I was also seeing some flaws in this 'bums in seats' approach. Although my six facilitators and I were effective workshop leaders (we had all taken training in how to lead workshops with a high level of participation), and our participants were very happy with the training they received, the amount of time and money required to teach about 50 families a year seemed high. I did not think we were getting a big enough 'bang' for the time and money involved. (In Holistic Management terms, this approach to training did not pass the Marginal Reaction test.)
In 1997 my personal circumstances changed. I was invited to join the management team of a start-up company in Vancouver, BC that we had invested in, so we left our farm, and moved to Vancouver, which meant the end of the Holistic Management training program I had been running.
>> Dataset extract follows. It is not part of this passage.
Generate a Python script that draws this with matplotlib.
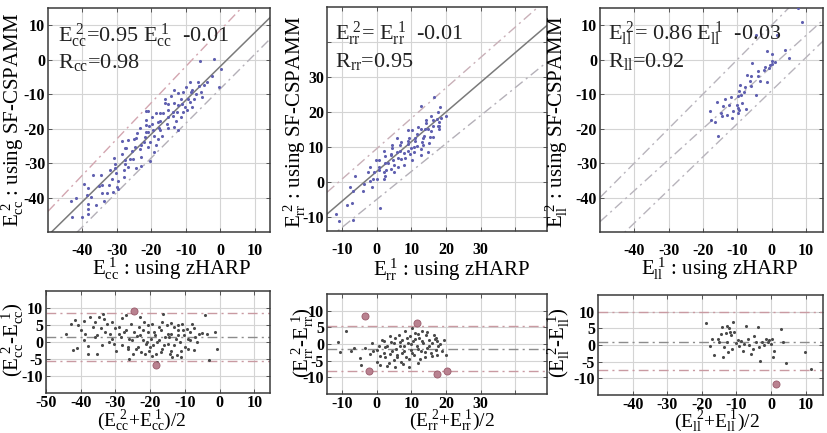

We have now moved back to Edmonton, Alberta, and I am looking for the next approach to teaching Holistic Management. As my background and training is mainly in agriculture and adult education, I will probably continue to work with rural families, which means distance is an ongoing problem. My focus now is in designing training that can be delivered at a distance using a combination of the internet, the telephone, fax and email. Snail mail might even fit in there somewhere!
During the past five years I have taken training as a teleclass leader, through www.teleclassinternational.com; an internet-based trainer, through http://chad.thiessen.com/; and a personal/business coach, through the Coaches Training Institute (www.thecoaches.com).
I am convinced the 'wired world' can be a tremendously powerful tool for training people in rural areas. I just have to develop the programs, and then figure out how to market them!
-- Noel McNaughton
4 February 2003
Noel McNaughton is a journalist, personal coach, Holistic Management Educator and grass farming enthusiast based in Edmonton, Alberta.